NuScale shares are down nearly 20% YTD and trade roughly 80% below their $53.43 record high, with a market cap of about $3.75B. Analysts forecast revenue rising from $31.5M to $286.8M between 2025 and 2028, and the stock currently trades at ~13x projected 2028 revenue. Execution setbacks (Idaho project scrapped), RoPower FID with first reactors not expected until the early 2030s, and TVA deployments not due until ~2032 mean near-term revenue will be driven by FEED studies and licensing, leaving substantial execution and macro risks for investors.

Analysis

NuScale’s trajectory is best viewed as an option on industrialization rather than an operating-power story for the next 6–8 years. The near-term winners are firms that capture fixed-fee engineering, fabrication, and EPC margins (contractors, heavy forgings, modular assembly yards) where revenue converts sooner and carries less contingent capital risk; conversely, pure-equity claims on first-unit delivery carry binary downside if any single vendor or financing link fails. Key catalysts are binary and stepwise: signed fixed-price fabricator contracts, completed factory buildouts, loan/guarantee awards, or a successful first-module onsite erection will re-rate the equity quickly, while large EPC overruns, contractor insolvency, or debt-market dislocation would compound valuation compression. These operate on different horizons — FEED revenue and backlog visibility improve within 6–24 months, vendor-capacity and factory builds take 24–48 months, and fleet commercial revenue remains a 5–10 year outcome — so exposure should be laddered to those timelines. Positioning should separate execution exposure from optionality.
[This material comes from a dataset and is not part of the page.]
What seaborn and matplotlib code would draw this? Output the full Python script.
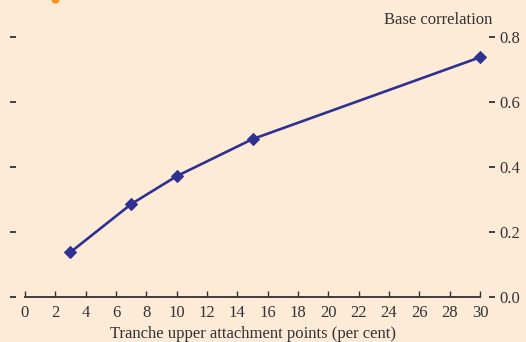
import numpy as np
import pandas as pd
import matplotlib
matplotlib.use("Agg")
import matplotlib.pyplot as plt
import seaborn as sns

attach_points = [3, 7, 10, 15, 30]
base_corr = [0.138, 0.286, 0.372, 0.486, 0.738]
x_ticks = list(range(0, 31, 2))
y_ticks = [0.0, 0.2, 0.4, 0.6, 0.8]

bg = "#fdebd7"
line_col = "#2e3192"
ink = "#333333"

sns.set_theme(style="white")
plt.rcParams['font.family'] = ['Liberation Serif', 'DejaVu Serif']

df = pd.DataFrame({"x": attach_points, "y": base_corr})

fig = plt.figure(figsize=(5.26, 3.42), dpi=100, facecolor=bg)
ax = fig.add_axes([13 / 526, 1 - 297 / 342, 479 / 526, 267 / 342])
ax.set_facecolor(bg)

sns.lineplot(data=df, x="x", y="y", ax=ax, color=line_col, linewidth=1.9,
             marker="D", markersize=6, markeredgecolor=line_col)

ax.set_xlim(-0.79, 30.79)
ax.set_ylim(0, 0.822)
for s in ["top", "left", "right"]:
    ax.spines[s].set_visible(False)
ax.spines["bottom"].set_bounds(0, 30)
ax.spines["bottom"].set_color(ink)
ax.spines["bottom"].set_linewidth(1.3)

ax.set_xticks(x_ticks)
ax.set_xticklabels([str(t) for t in x_ticks])
ax.tick_params(axis="x", direction="in", length=4, width=1, color=ink,
               labelsize=12, labelcolor=ink, pad=6, bottom=True)

ax.set_yticks(y_ticks)
ax.set_yticklabels([f"{t:.1f}" for t in y_ticks])
ax.tick_params(axis="y", direction="inout", length=4.5, width=1.3, color=ink,
               left=True, right=True, labelleft=False, labelright=True,
               labelsize=12, labelcolor=ink, pad=3)

ax.set_xlabel("Tranche upper attachment points (per cent)", fontsize=12,
              color=ink, labelpad=3)
ax.set_ylabel("")
fig.text(492 / 526, 1 - 20 / 342, "Base correlation", ha="right", va="center",
         fontsize=12, color=ink)

# small orange mark cut off at the top edge
ax.plot([55 / 526], [1 + 1 / 342], transform=fig.transFigure, marker="o",
        markersize=5, color="#f7941d", clip_on=False)

fig.savefig("out.png", dpi=100, facecolor=bg)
Use contractor/partner equities to harvest near-term fee growth and a small, finite option allocation to retain upside from commercialization; avoid unhedged long exposure to the pure commercialization story. Market sentiment is pricing significant execution risk into the equity today, which creates asymmetric tactical opportunities if you can arbitrage counterparty execution vs platform optionality.